WHEN we spoke to Victorian dairy farmer Steve Riley back in 2014 about his then-new all-wheel-drive V8 Holden ute, he told us that ultimately he would love to take it to Dakar.
“Dakar would be the ultimate goal, but it requires a huge investment of both time and money,” he said after recently debuting the ute in the Australian Safari.
By Dakar, we’re not talking about the capital city of Senegal in North Africa, but the world’s most gruelling cross-country rally that these days is held in South America. It used to be conducted in Africa after growing from the Paris-Dakar Race, but it shifted continents to South America in 2009 after the 2008 race was cancelled following unrest and terrorist threats in North Africa.
The 2019 running of The Dakar, as it has become known, will be solely in Peru, and Steve will realise his dream of running his Holden there for the first time.
“My dream was always to build my own car and race it in the Dakar,” Steve said. “To take a Holden and complete with it on the world stage.”
Steve recalls speaking with Peter Brock when they were both competing in the Australian Safari many years ago, and says that Brock had a similar dream to run a Holden in the toughest off-road race in the world.
A Holden Adventra wagon was built to FIA specification with plans to run in the 2006 Dakar, but it wasn’t completed in time. The plans switched to the 2007 race but they never made it to fruition after the racing legend was killed in a tarmac rally in Western Australia in September 2006.
When it takes to the start line in Lima on January 6, Riley’s ute will be the first Holden to compete in the event, but it won’t be Steve’s first time. He has competed in the Dakar twice before, co-driving with fellow Australians Geoff Olholm in 2011 and Adrian Di Lallo in 2013, finishing in both occasions. He also has 20 Australian Safaris and countless other rallies under his belt, but now it’s the Dakar that is in his sights.
The ute has undergone a major refresh to take on the world’s best Rally Raid teams in the Dakar.
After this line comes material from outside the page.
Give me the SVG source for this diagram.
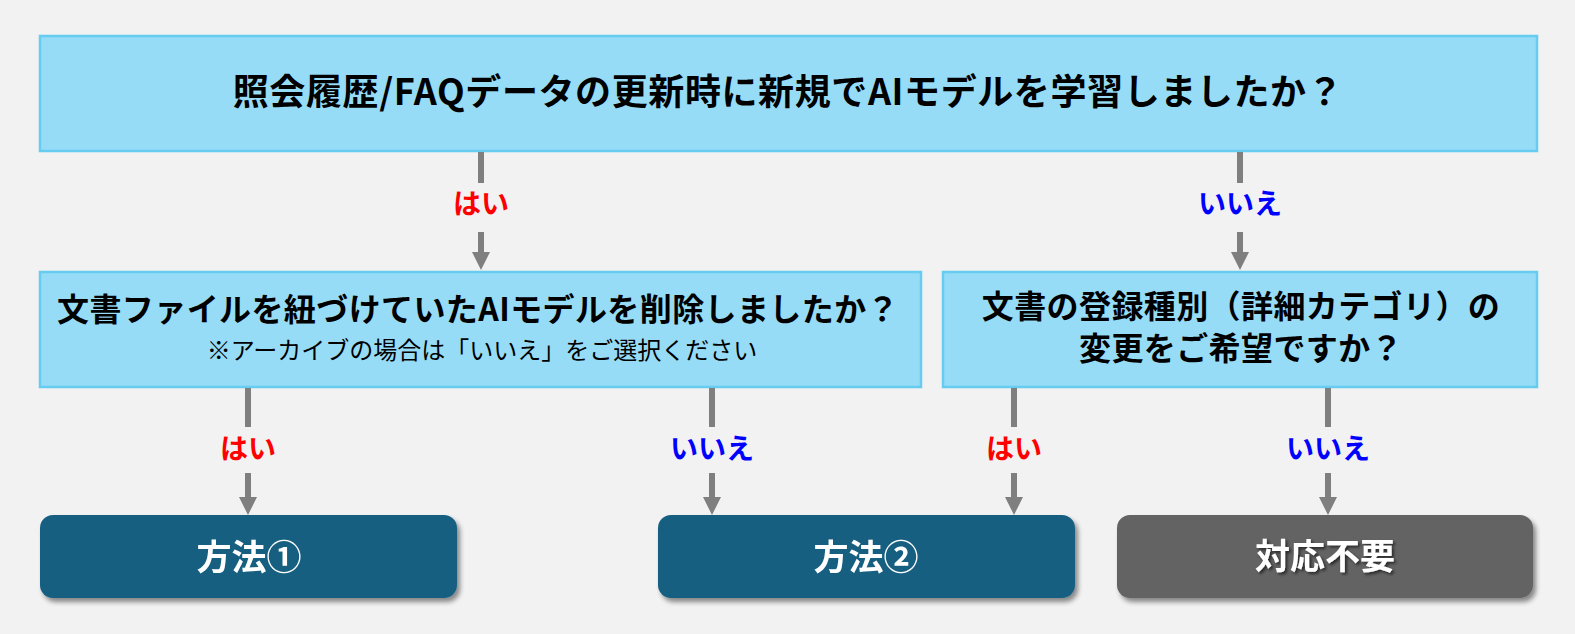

This was with the intention of competing in the Silk Way Rally earlier this year, but when that event changed location – while the ute was already on the water heading for China – Steve was forced to change tack. It now sits in Perth, from where it will undergo further testing this month before it is put back in a shipping container and headed for Peru.
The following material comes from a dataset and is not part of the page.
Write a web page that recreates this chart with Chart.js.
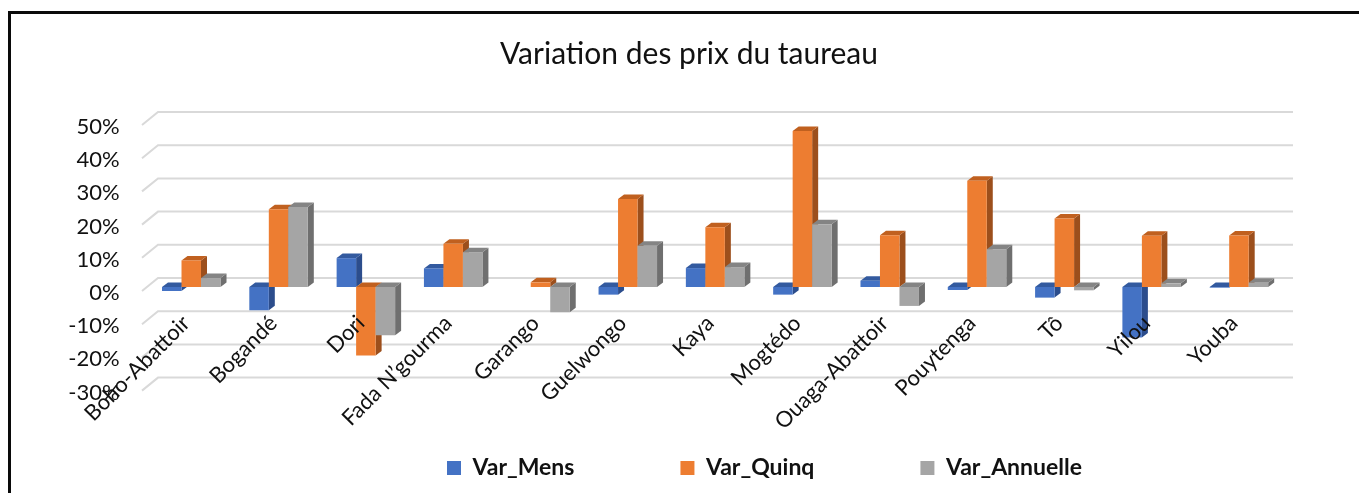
<!DOCTYPE html>
<html>
<head>
<meta charset="utf-8">
<title>Variation des prix du taureau</title>
<script src="https://cdn.jsdelivr.net/npm/chart.js@4"></script>
<style>
    html, body { margin: 0; padding: 0; background: #fff; overflow: hidden; }
    #frame { position: absolute; left: 8px; top: 11px; right: 0; bottom: 0; border-left: 3px solid #0a0a0a; border-top: 3px solid #0a0a0a; }
    #chart { position: absolute; left: 0; top: 0; }
</style>
</head>
<body>
<div id="frame"></div>
<canvas id="chart" width="1359" height="493"></canvas>
<script>
const categories = ["Boho-Abattoir", "Bogandé", "Dori", "Fada N’gourma", "Garango", "Guelwongo", "Kaya", "Mogtédo", "Ouaga-Abattoir", "Pouytenga", "Tô", "Yilou", "Youba"];
const varMens = [-1.2, -7, 8.7, 5.6, null, -2.3, 5.7, -2.3, 1.9, -0.9, -3.2, -15.2, -0.2];
const varQuinq = [8, 23.4, -20.6, 13, 1.4, 26.5, 18, 47, 15.6, 32, 20.6, 15.4, 15.5];
const varAnnuelle = [2.7, 24.1, -14.5, 10.5, -7.6, 12.4, 6, 18.9, -5.7, 11.4, -1, 1.1, 1.3];

// depth of the fake 3D look, in pixels
const barDepth = { x: 6, y: 4.5 };
const gridBack = { x: 10.4, y: -9 };
const gridFront = { x: -5.6, y: 4 };

function polygon(ctx, points, color) {
    ctx.fillStyle = color;
    ctx.beginPath();
    points.forEach((p, i) => i ? ctx.lineTo(p[0], p[1]) : ctx.moveTo(p[0], p[1]));
    ctx.closePath();
    ctx.fill();
}

function drawWalls(chart) {
    const ctx = chart.ctx;
    const yScale = chart.scales.y;
    const { left, right } = chart.chartArea;
    ctx.save();
    ctx.strokeStyle = "#d9d9d9";
    ctx.lineWidth = 2;
    yScale.ticks.forEach(tick => {
        const y = yScale.getPixelForValue(tick.value);
        ctx.beginPath();
        ctx.moveTo(left + gridFront.x, y + gridFront.y);
        ctx.lineTo(left + gridBack.x, y + gridBack.y);
        ctx.lineTo(right + gridBack.x, y + gridBack.y);
        ctx.stroke();
    });
    ctx.restore();
}

function drawFaces(chart, index) {
    const ctx = chart.ctx;
    const dataset = chart.data.datasets[index];
    chart.getDatasetMeta(index).data.forEach((bar, i) => {
        if (dataset.data[i] === null) return;
        const x0 = bar.x - bar.width / 2;
        const x1 = bar.x + bar.width / 2;
        const top = Math.min(bar.y, bar.base);
        const bottom = Math.max(bar.y, bar.base);
        polygon(ctx, [[x1, top], [x1 + barDepth.x, top - barDepth.y], [x1 + barDepth.x, bottom - barDepth.y], [x1, bottom]], dataset.sideColor);
        polygon(ctx, [[x0, top], [x0 + barDepth.x, top - barDepth.y], [x1 + barDepth.x, top - barDepth.y], [x1, top]], dataset.topColor);
    });
}

// Chart.js paints the first dataset last, but here each bar has to cover the side of the bar on its left
const depthBars = {
    id: "depthBars",
    beforeDatasetsDraw(chart) {
        drawWalls(chart);
        chart.data.datasets.forEach((dataset, i) => {
            drawFaces(chart, i);
            chart.getDatasetMeta(i).controller.draw();
        });
        return false;
    }
};

// title and legend are off-centre in the original
const placeBoxes = {
    id: "placeBoxes",
    afterLayout(chart) {
        const legend = chart.legend;
        const gap = legend.options.labels.padding;
        legend.left = 447 - gap;
        legend.right = chart.width;
        legend.top = 456.5 - gap;
        legend.bottom = chart.height;
        chart.titleBlock.left = 95.4;
    }
};

new Chart(document.getElementById("chart"), {
    type: "bar",
    data: {
        labels: categories,
        datasets: [
            { label: "Var_Mens", data: varMens, backgroundColor: "#4472c4", sideColor: "#2c4d8c", topColor: "#335a9f" },
            { label: "Var_Quinq", data: varQuinq, backgroundColor: "#ed7d31", sideColor: "#9c4f1c", topColor: "#c0601f" },
            { label: "Var_Annuelle", data: varAnnuelle, backgroundColor: "#a5a5a5", sideColor: "#6f6f6f", topColor: "#848484" }
        ]
    },
    options: {
        responsive: false,
        animation: false,
        categoryPercentage: 0.67,
        barPercentage: 1,
        layout: {
            autoPadding: false,
            padding: { left: 0, right: 76.4, top: 0, bottom: 56.4 }
        },
        scales: {
            x: {
                position: { y: -7 },
                grid: { display: false, drawTicks: false },
                border: { display: false },
                ticks: {
                    z: 1,
                    color: "#111",
                    font: { family: "Lato", size: 22 },
                    minRotation: 45,
                    maxRotation: 45,
                    autoSkip: false,
                    padding: 0,
                    labelOffset: -5
                }
            },
            y: {
                min: -30,
                max: 50,
                grid: { display: false, drawTicks: false },
                border: { display: false },
                afterFit(scale) { scale.width = 147.6; },
                ticks: {
                    stepSize: 10,
                    color: "#111",
                    font: { family: "Lato", size: 22 },
                    padding: 28,
                    labelOffset: 6,
                    callback: v => v + "%"
                }
            }
        },
        plugins: {
            title: {
                display: true,
                text: "Variation des prix du taureau",
                color: "#111",
                font: { family: "Lato", size: 30, weight: "normal" },
                padding: { top: 36, bottom: 49 }
            },
            legend: {
                position: "bottom",
                align: "start",
                maxHeight: 50,
                labels: {
                    boxWidth: 14,
                    boxHeight: 14,
                    padding: 106,
                    color: "#111",
                    font: { family: "Lato", size: 23, weight: "bold" }
                }
            },
            tooltip: { enabled: false }
        }
    },
    plugins: [depthBars, placeBoxes]
});
</script>
</body>
</html>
The ute is powered by a 6.0-litre GM LS V8 engine that is good for around 500hp, but to meet the FIA specification a 37mm restrictor plate has to be fitted in the intake to regulate power.
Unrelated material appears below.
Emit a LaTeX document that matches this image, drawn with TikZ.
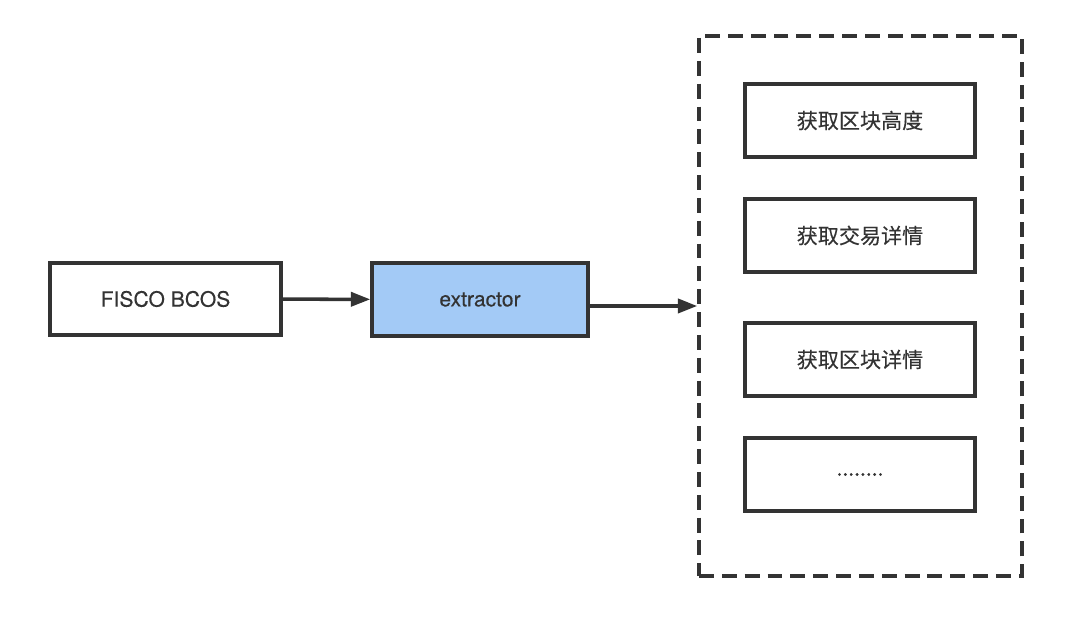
\documentclass[tikz,border=0pt]{standalone}
\usepackage{fontspec}
\setmainfont{TeX Gyre Heros}[FakeBold=0.3]
\newfontfamily\cjk{Noto Sans CJK SC}[FakeBold=0.3]
\usetikzlibrary{arrows.meta}
\definecolor{inkgray}{HTML}{333333}
\definecolor{boxblue}{HTML}{A3CAF6}

\begin{document}
\begin{tikzpicture}[x=0.02cm, y=-0.02cm, line width=2pt, draw=inkgray, text=inkgray,
  font=\fontsize{12}{14}\selectfont, >={Triangle[length=11pt,width=8pt]},
  stagebox/.style={draw=inkgray, rectangle, minimum height=1.46cm, inner sep=0pt},
  taskbox/.style={stagebox, minimum width=4.6cm, font=\fontsize{12}{14}\selectfont\cjk}]
\useasboundingbox (0,0) rectangle (1080,618);
\node (fisco) at (165.5,299) [stagebox, minimum width=4.62cm, minimum height=1.44cm] {FISCO BCOS};
\node (extractor) at (480,299.5) [stagebox, minimum width=4.32cm, fill=boxblue] {extractor};
\node (group) at (860.5,306) [draw=inkgray, dash pattern=on 8.5pt off 4.5pt, minimum width=6.46cm, minimum height=10.8cm, inner sep=0pt] {};
\node (height) at (860,120.5) [taskbox] {获取区块高度};
\node (tx) at (860,235.5) [taskbox] {获取交易详情};
\node (block) at (860,359.5) [taskbox] {获取区块详情};
\node (more) at (860,474.5) [taskbox] {........};
\draw[->] (fisco) -- (extractor);
\draw[->] (extractor.east |- group.west) -- (group.west);
\end{tikzpicture}
\end{document}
“It’s still got plenty of grunt in the bottom end, but it runs out of puff in the higher revs,” Steve said of the fresh combination. The engine has been-dyno tested in this trim and Steve says it will suit the sandy stages in Peru.
The engine is backed by a durable Hollinger gearbox, and the 4x4 transfer case can be operated in 2WD, full-time 4WD, locked 4x4 high range and 4x4 low range. The suspension is fully independent and features state-of-the-art componentry.
The home-built ute will need the best of equipment to compete with the likes of the X-Raid Minis, Overdrive Toyotas and ex-works Peugeots that will have former Dakar and world rally champions at their controls.
None of this comes cheap and Steve enjoys the support of sponsors SMS Mining Services, GiTi Tires and South Gippsland Offroad-ARB, each of them helping to get the team to the line in Lima. There’s also a dedicated team of mechanics and helpers, as well as co-driver Trevor Hanks, all putting in to make it happen.
The 2019 Dakar route will start and finish in the Peruvian capital of Lima and will cover 5000km of harsh terrain over 10 special stages in 10 days, from January 6 to 17. 3000km of the rally will be on sand.
The only Australian to ever win the Dakar, Toby Price, will again be competing on his factory-KTM motorcycle. Could Steve Riley become the first Aussie to take the title on four wheels?